FIFA WM 2010, Pressespiegel
12. Mai 2010
African creativity and beauty on display for 2010 audiences
Curator Thembinkosi Goniwe at the opening of the exhibit at Museum Africa in Newtown
A new exhibit at the Museum Africa in Newtown, Johannesburg will showcase works from contemporary artists from Africa and the Diaspora during the 2010 FIFA World Cup. Organisers hope the exhibit will show South Africa’s commitment to hosting a truly African event, and give artists from the continent exposure to a global audience.
SPace: Currencies in Contemporary African Art will be open to the public free of charge from 11th May until 11th July 2010. It will showcase works from artists like Willem Boshoff, Gabrielle Goliath, Mary Sibande and David Koloane. Some artists, like Imad Mansour and El Hassan Echair from Morocco are exhibiting in South Africa for the first time.
The exhibit is endorsed by FIFA as an official host city Johannesburg event, and is sponsored by the City of Johannesburg, the Department of Arts and Culture and Telkom.
“All Africans are in this World Cup together – that is the message we are sending far and wide tonight as we celebrate the opening of this exhibition,” said Telkom Group CEO, Reuben September.
September said showcasing the work of African artists is a way of demonstrating Telkom’s passion for, and involvement in the continent and its people. “We are inextricably linked to this continent and we want to see our continent succeed,” he emphasized.
The exhibit is curated by South Africans Thembinkosi Goniwe and Melissa Mboweni.

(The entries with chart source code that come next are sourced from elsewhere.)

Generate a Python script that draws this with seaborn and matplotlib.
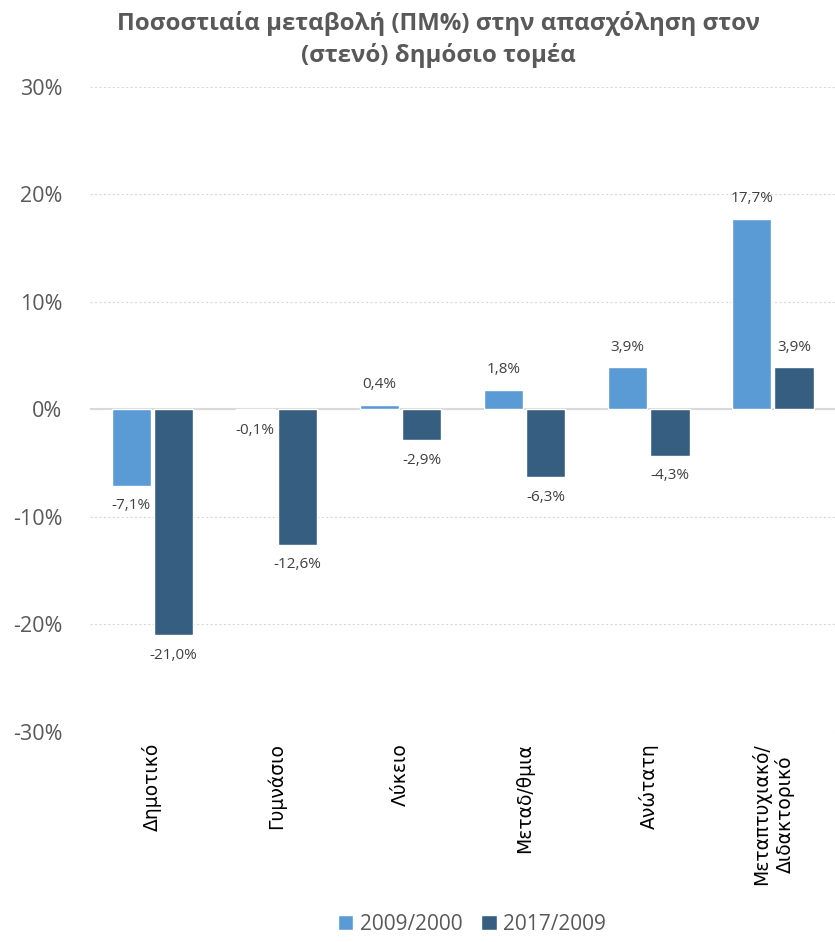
import pandas as pd
import matplotlib.pyplot as plt
import seaborn as sns
from matplotlib.patches import Patch

# Δεδομένα
categories = ['Δημοτικό', 'Γυμνάσιο', 'Λύκειο', 'Μεταδ/θμια', 'Ανώτατη',
              'Μεταπτυχιακό/\nΔιδακτορικό']
series_names = ['2009/2000', '2017/2009']
values_2009_2000 = [-7.1, -0.1, 0.4, 1.8, 3.9, 17.7]
values_2017_2009 = [-21.0, -12.6, -2.9, -6.3, -4.3, 3.9]
y_ticks = [-30, -20, -10, 0, 10, 20, 30]

colors = ['#5B9BD5', '#365E80']

df = pd.DataFrame({
    'category': categories * 2,
    'period': [series_names[0]] * len(categories) + [series_names[1]] * len(categories),
    'value': values_2009_2000 + values_2017_2009,
})

sns.set_style('white')
plt.rcParams['font.family'] = ['Open Sans', 'DejaVu Sans']

fig = plt.figure(figsize=(8.35, 9.42), dpi=100)
ax = fig.add_axes([0.108, 0.223, 0.892, 0.685])

sns.barplot(data=df, x='category', y='value', hue='period', palette=colors,
            order=categories, hue_order=series_names, errorbar=None,
            width=0.68, gap=0.07, saturation=1, ax=ax, legend=False, zorder=3)

# Ετικέτες τιμών
for container in ax.containers:
    labels = [f"{v:.1f}%".replace('.', ',') for v in container.datavalues]
    ax.bar_label(container, labels=labels, padding=9, fontsize=11,
                 color='#404040', family=['Open Sans', 'DejaVu Sans'])

ax.set_ylim(-30, 30)
ax.set_yticks(y_ticks)
ax.set_yticklabels([f"{t}%" for t in y_ticks], fontsize=15.5, color='#595959')
ax.set_xlabel('')
ax.set_ylabel('')
ax.tick_params(axis='x', length=0, pad=8)
ax.tick_params(axis='y', length=0, pad=20)
for lbl in ax.get_xticklabels():
    lbl.set_rotation(90)
    lbl.set_fontsize(13.5)
    lbl.set_family('DejaVu Sans')
    lbl.set_color('black')
    lbl.set_va('top')
    lbl.set_ha('center')
    lbl.set_multialignment('center')

ax.grid(axis='y', color='#D9D9D9', linestyle=(0, (2, 2)), linewidth=0.8, zorder=0)
ax.axhline(0, color='#D9D9D9', linewidth=1.5, zorder=2)
for s in ax.spines.values():
    s.set_visible(False)

fig.suptitle('Ποσοστιαία μεταβολή (ΠΜ%) στην απασχόληση στον\n(στενό) δημόσιο τομέα',
             x=0.525, y=0.988, fontsize=17.3, fontweight='bold', color='#595959',
             linespacing=1.35)

handles = [Patch(facecolor=c, label=n) for c, n in zip(colors, series_names)]
fig.legend(handles=handles, loc='lower center', bbox_to_anchor=(0.565, -0.012),
           ncol=2, frameon=False, fontsize=15, handlelength=0.75,
           handleheight=0.75, handletextpad=0.3, columnspacing=0.9,
           labelcolor='#595959')

fig.savefig('out.png', dpi=100)
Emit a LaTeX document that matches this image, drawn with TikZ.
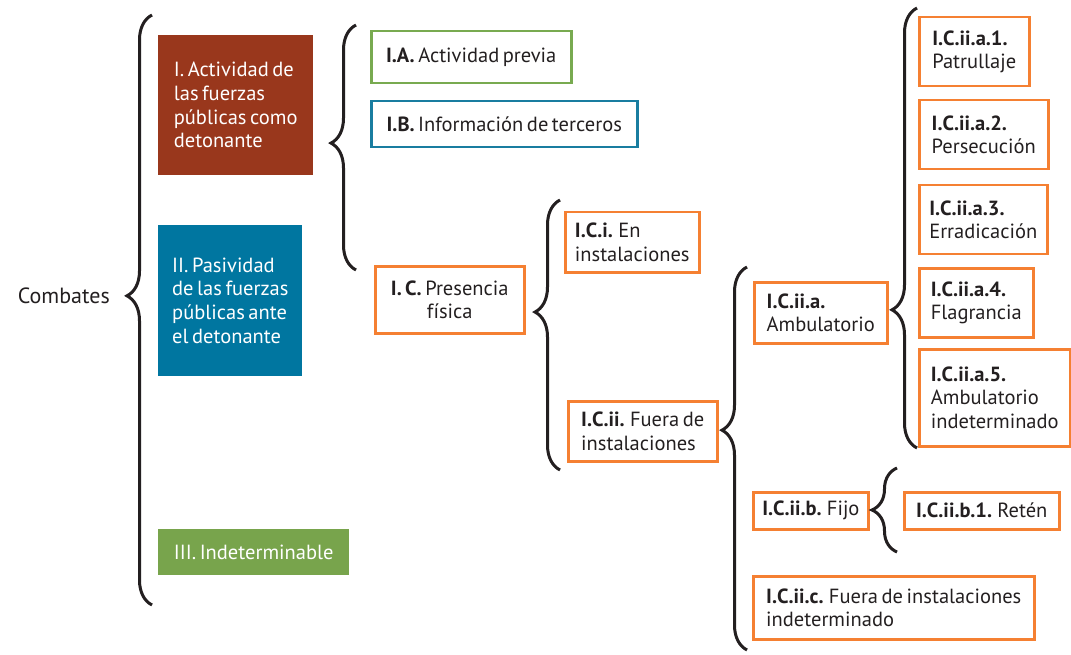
\documentclass[tikz,border=0pt]{standalone}
\usepackage{fontspec}
\setmainfont{PT Sans}[WordSpace=0.65]
\usetikzlibrary{decorations.pathreplacing}

\definecolor{ladrillo}{RGB}{153,55,28}
\definecolor{petroleo}{RGB}{0,118,160}
\definecolor{hoja}{RGB}{120,164,76}
\definecolor{naranja}{RGB}{245,128,50}
\definecolor{verde}{RGB}{120,170,80}
\definecolor{azul}{RGB}{25,125,160}
\definecolor{texto}{RGB}{35,31,32}

\begin{document}
\begin{tikzpicture}[
    x=1pt,y=-1pt,
    every node/.style={font=\fontsize{20.5}{23.7}\selectfont},
    bloque/.style={anchor=north west,align=left,text=white,inner xsep=14pt},
    caja/.style={anchor=north west,draw=naranja,line width=2.5pt,align=left,text=texto,inner xsep=9pt},
    llave/.style={decorate,decoration={brace,amplitude=25pt,aspect=#1},line width=3pt,color=texto}
]
\useasboundingbox (0,0) rectangle (1071,655);

% Raiz
\node[anchor=east,inner sep=0pt,text=texto,font=\fontsize{22}{26}\selectfont] (combates) at (110,296) {Combates};

% Nivel I, II, III
\node[bloque,fill=ladrillo,minimum width=155pt,minimum height=140pt] (act) at (158,35) {I. Actividad de\\las fuerzas\\públicas como\\detonante};
\node[bloque,fill=petroleo,minimum width=144pt,minimum height=151pt] (pas) at (158,225) {II. Pasividad\\de las fuerzas\\públicas ante\\el detonante};
\node[bloque,fill=hoja,minimum width=191pt,minimum height=46pt] (ind) at (158,529) {III. Indeterminable};

% Nivel I.A, I.B, I.C
\node[caja,draw=verde,minimum width=200pt,minimum height=52pt] (ia) at (370,30) {\textbf{I.A.} Actividad previa};
\node[caja,draw=azul,minimum width=266pt,minimum height=46pt] (ib) at (370,100) {\textbf{I.B.} Información de terceros};
\node[caja,align=center,minimum width=149pt,minimum height=67pt] (ic) at (374,265) {\textbf{I. C.} Presencia\\física};

% Nivel I.C.i, I.C.ii
\node[caja,minimum width=134pt,minimum height=60pt] (ici) at (564,211) {\textbf{I.C.i.} En\\instalaciones};
\node[caja,minimum width=149pt,minimum height=60pt] (icii) at (567,400) {\textbf{I.C.ii.} Fuera de\\instalaciones};

% Nivel I.C.ii.a, b, c
\node[caja,minimum width=133pt,minimum height=61pt] (iciia) at (753,281) {\textbf{I.C.ii.a.}\\Ambulatorio};
\node[caja,minimum width=115pt,minimum height=37pt] (iciib) at (752,491) {\textbf{I.C.ii.b.} Fijo};
\node[caja,minimum width=281pt,minimum height=63pt] (iciic) at (752,575) {\textbf{I.C.ii.c.} Fuera de instalaciones\\indeterminado};

% Hojas
\node[caja,minimum width=110pt,minimum height=69pt] (a1) at (918,16) {\textbf{I.C.ii.a.1.}\\Patrullaje};
\node[caja,minimum width=129pt,minimum height=69pt] (a2) at (918,99) {\textbf{I.C.ii.a.2.}\\Persecución};
\node[caja,minimum width=128pt,minimum height=69pt] (a3) at (918,184) {\textbf{I.C.ii.a.3.}\\Erradicación};
\node[caja,minimum width=114pt,minimum height=69pt] (a4) at (918,267) {\textbf{I.C.ii.a.4.}\\Flagrancia};
\node[caja,minimum width=151pt,minimum height=97pt] (a5) at (918,348) {\textbf{I.C.ii.a.5.}\\Ambulatorio\\indeterminado};
\node[caja,minimum width=155pt,minimum height=37pt] (b1) at (903,491) {\textbf{I.C.ii.b.1.} Retén};

% Llaves
\coordinate (l1a) at (152,605);
\coordinate (l1b) at (152,15);
\coordinate (l2a) at (356,270);
\coordinate (l2b) at (356,25);
\coordinate (l3a) at (560,470);
\coordinate (l3b) at (560,200);
\coordinate (l4a) at (747,650);
\coordinate (l4b) at (747,267);
\coordinate (l5a) at (917,448);
\coordinate (l5b) at (917,8);
\coordinate (l6a) at (897,552);
\coordinate (l6b) at (897,468);

\draw[llave=0.524] (l1a) -- (l1b);
\draw[llave=0.518] (l2a) -- (l2b);
\draw[llave=0.585] (l3a) -- (l3b);
\draw[llave=0.574] (l4a) -- (l4b);
\draw[llave=0.314] (l5a) -- (l5b);
\draw[llave=0.5] (l6a) -- (l6b);

\end{tikzpicture}
\end{document}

Goniwe said at the exhibition opening that they wanted to have fun with the themes of intimacy, pleasure, beauty and play, while showing the beautiful things Africa has to offer to the global audience focused on South Africa for the duration of the World Cup.
“You don’t see the creativity and beauty of Africa on CNN and BBC,” said Goniwe. "The Exhibition is a creative and an intellectual space for African artists, curators, writers and various audiences to engage in dialogues on culture, aesthetics, politics and mobility.”

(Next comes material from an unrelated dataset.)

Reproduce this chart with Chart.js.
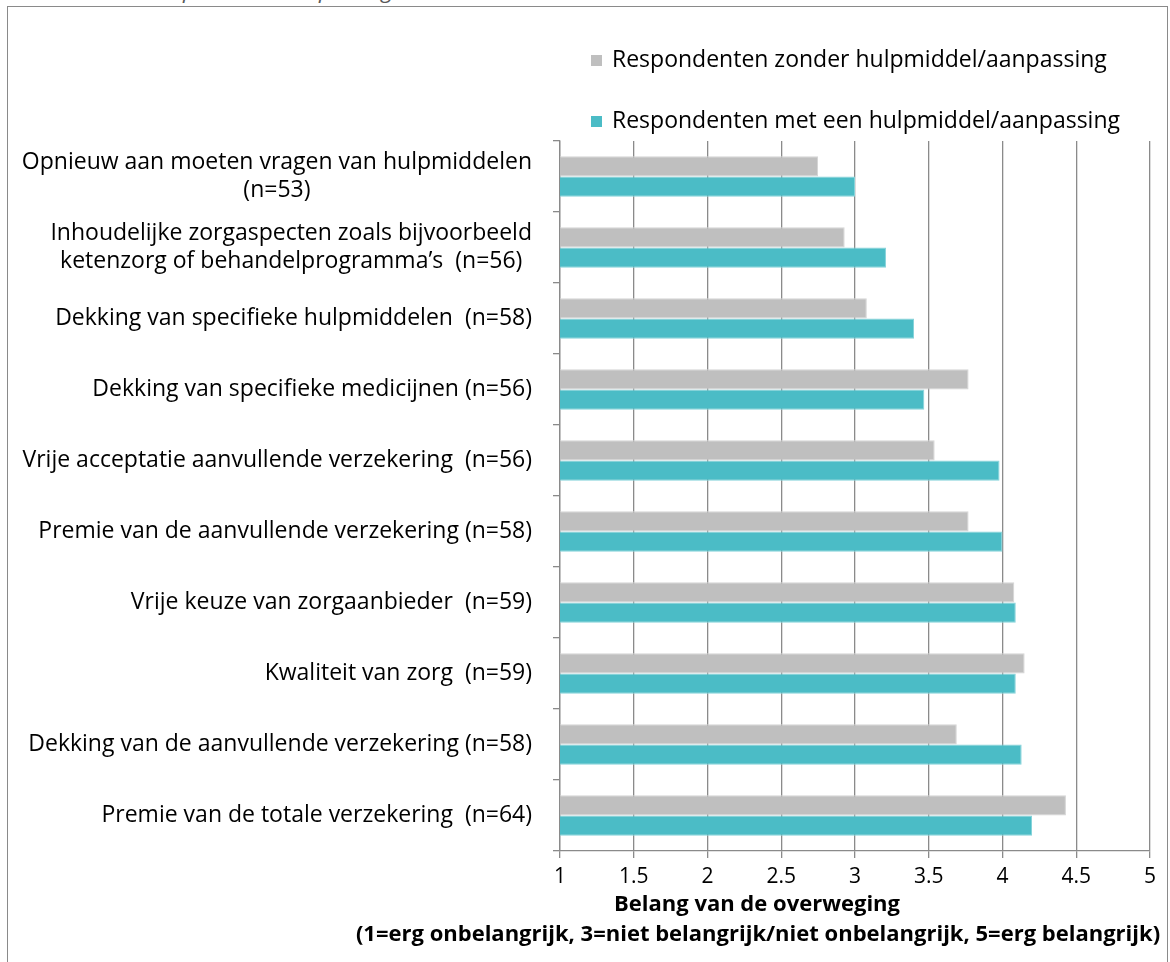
<!DOCTYPE html>
<html>
<head>
<meta charset="utf-8">
<script src="https://cdn.jsdelivr.net/npm/chart.js@4"></script>
<style>
html, body { margin: 0; padding: 0; background: #fff; overflow: hidden; }
#wrap { position: relative; width: 1170px; height: 962px; overflow: hidden; }
#cut { position: absolute; left: 152px; top: -26px; font: italic 22px "Open Sans", sans-serif; color: #595959; white-space: pre; }
#frame { position: absolute; left: 7px; top: 6px; width: 1161px; height: 1000px; border: 1.5px solid #8a8a8a; box-sizing: border-box; }
canvas { position: absolute; left: 0; top: 0; }
</style>
</head>
<body>
<div id="wrap">
  <div id="cut">hulpmiddel / aanpassing</div>
  <div id="frame"></div>
  <canvas id="chart" width="1170" height="962"></canvas>
</div>
<script>
const FONT = '"Open Sans", sans-serif';

const categories = [
    ['Opnieuw aan moeten vragen van hulpmiddelen', '(n=53)'],
    ['Inhoudelijke zorgaspecten zoals bijvoorbeeld', 'ketenzorg of behandelprogramma\u2019s  (n=56)'],
    'Dekking van specifieke hulpmiddelen  (n=58)',
    'Dekking van specifieke medicijnen (n=56)',
    'Vrije acceptatie aanvullende verzekering  (n=56)',
    'Premie van de aanvullende verzekering (n=58)',
    'Vrije keuze van zorgaanbieder  (n=59)',
    'Kwaliteit van zorg  (n=59)',
    'Dekking van de aanvullende verzekering (n=58)',
    'Premie van de totale verzekering  (n=64)'
];
const zonderHulpmiddel = [2.75, 2.93, 3.08, 3.77, 3.54, 3.77, 4.08, 4.15, 3.69, 4.43];
const metHulpmiddel = [3.00, 3.21, 3.40, 3.47, 3.98, 4.00, 4.09, 4.09, 4.13, 4.20];
const seriesNames = ['Respondenten zonder hulpmiddel/aanpassing', 'Respondenten met een hulpmiddel/aanpassing'];
const xTickLabels = ['1', '1.5', '2', '2.5', '3', '3.5', '4', '4.5', '5'];
const xTitle = ['Belang van de overweging', '(1=erg onbelangrijk, 3=niet belangrijk/niet onbelangrijk, 5=erg belangrijk)'];

const GRID = '#8a8a8a';

// category labels: block right-aligned, lines centred inside the block (like Excel)
const yLabels = {
    id: 'yLabels',
    afterDraw(chart) {
        const ctx = chart.ctx;
        const y = chart.scales.y;
        const right = chart.chartArea.left - 28;
        ctx.save();
        ctx.font = '23px ' + FONT;
        ctx.fillStyle = '#000';
        ctx.textBaseline = 'middle';
        ctx.textAlign = 'center';
        chart.data.labels.forEach((lab, i) => {
            const lines = Array.isArray(lab) ? lab : [lab];
            const w = Math.max(...lines.map(l => ctx.measureText(l).width));
            const cy = y.getPixelForTick(i);
            lines.forEach((l, j) => {
                ctx.fillText(l, right - w / 2, cy + (j - (lines.length - 1) / 2) * 28);
            });
        });
        ctx.restore();
    }
};

// legend stacked at top right, plus two-line axis title
const extras = {
    id: 'extras',
    afterDraw(chart) {
        const ctx = chart.ctx;
        const area = chart.chartArea;
        ctx.save();
        ctx.font = '23px ' + FONT;
        ctx.textBaseline = 'middle';
        ctx.textAlign = 'left';
        chart.data.datasets.forEach((ds, i) => {
            const cy = area.top - 81 + i * 61;
            ctx.fillStyle = ds.backgroundColor;
            ctx.fillRect(area.left + 31, cy - 5, 11, 11);
            ctx.fillStyle = '#000';
            ctx.fillText(ds.label, area.left + 52, cy);
        });
        ctx.font = 'bold 22px ' + FONT;
        ctx.textAlign = 'center';
        ctx.fillText(xTitle[0], area.left + 197, area.bottom + 54);
        ctx.fillText(xTitle[1], area.left + 198, area.bottom + 84);
        ctx.restore();
    }
};

const ctx = document.getElementById('chart').getContext('2d');

const chart = new Chart(ctx, {
    type: 'bar',
    data: {
        labels: categories,
        datasets: [{
            label: seriesNames[0],
            data: zonderHulpmiddel,
            backgroundColor: '#bfbfbf',
            borderColor: '#d4d4d4',
            borderWidth: 1
        }, {
            label: seriesNames[1],
            data: metHulpmiddel,
            backgroundColor: '#4bbcc6',
            borderColor: '#86d3da',
            borderWidth: 1
        }]
    },
    options: {
        indexAxis: 'y',
        responsive: false,
        animation: false,
        events: [],
        layout: { padding: { top: 141, right: 20, left: 0, bottom: 0 } },
        datasets: {
            bar: { categoryPercentage: 0.57, barPercentage: 1.0 }
        },
        plugins: {
            legend: { display: false },
            tooltip: { enabled: false }
        },
        scales: {
            x: {
                min: 1,
                max: 5,
                afterFit(scale) { scale.height = 111; },
                ticks: {
                    stepSize: 0.5,
                    padding: 6,
                    color: '#000',
                    font: { family: FONT, size: 21 },
                    callback: (v, i) => xTickLabels[i]
                },
                grid: { color: GRID, lineWidth: 1.3, tickLength: 7 },
                border: { color: GRID, width: 1.3 }
            },
            y: {
                afterFit(scale) { scale.width = 560; },
                ticks: { display: false },
                grid: { offset: true, drawOnChartArea: false, color: GRID, lineWidth: 1.3, tickLength: 7 },
                border: { color: GRID, width: 1.3 }
            }
        }
    },
    plugins: [yLabels, extras]
});
</script>
</body>
</html>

The exhibition title alludes to two notions: space and pace. A statement from the organisers explained, “Space is wherein ideas are negotiated and meaning produced through various human activities and social practices, while pace refers to speed, the rate at which change or advancement of such activities and practices takes place in society”.
Curator Melissa Mboweni said the works that are showcased were chosen through a process of consultation with other curators on the continent who had a better knowledge of what was happening within their own geographical space, and could recommend artists who were doing interesting work.

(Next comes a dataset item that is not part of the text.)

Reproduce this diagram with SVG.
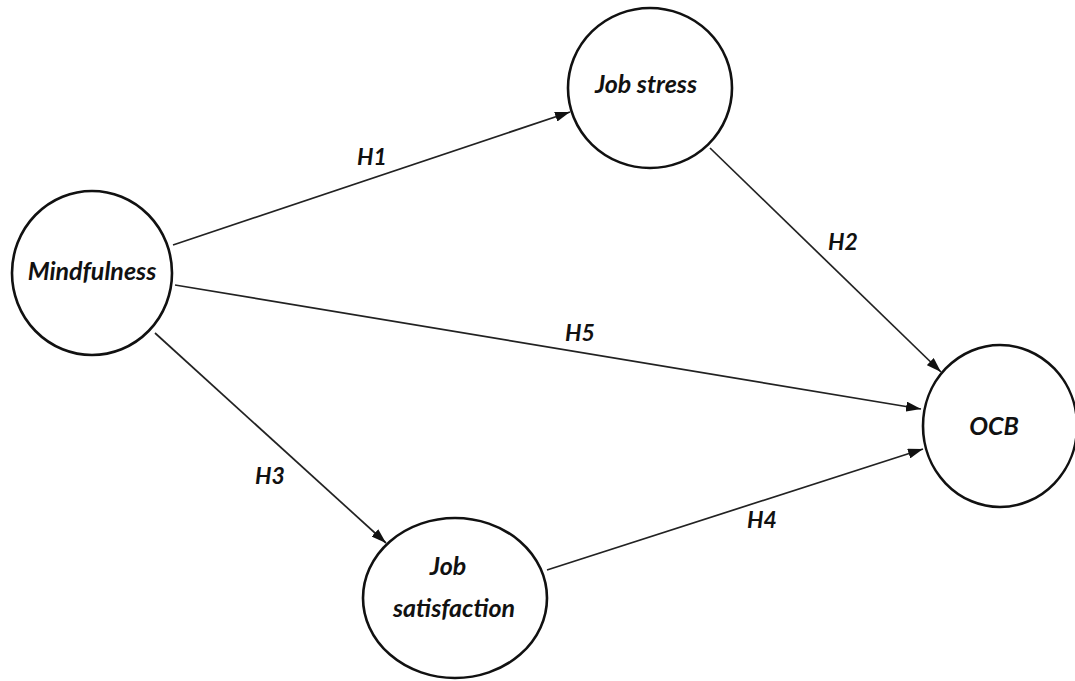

Mboweni said that, while the dialogue around contemporary African art has been taking place for some time, the fact that this exhibit is happening during the World Cup distinguishes it from similar events. “On some level we’re picking up the stompies of those dialogues that have been taking place and sort of putting our own twist on it,” said Mboweni.
Soccer fans aren’t usually associated with art lovers, but Mboweni said they hope the exhibit can speak to soccer fans on some level “if they are looking for a different perspective and a different experience to dispel their perceptions on Africa.”
Deputy Minister of Arts and Culture, Paul Mashatile said that the exhibition will strengthen efforts to develop the African contemporary art industry.
“We are also encouraged that this exhibition will add to the growing body of knowledge on African contemporary art. Equally encouraging is that this will be done by Africans themselves telling their own stories, reflecting on their own personal experiences, proudly re-affirming the saying that: nothing about us, without us,” said Mashatile.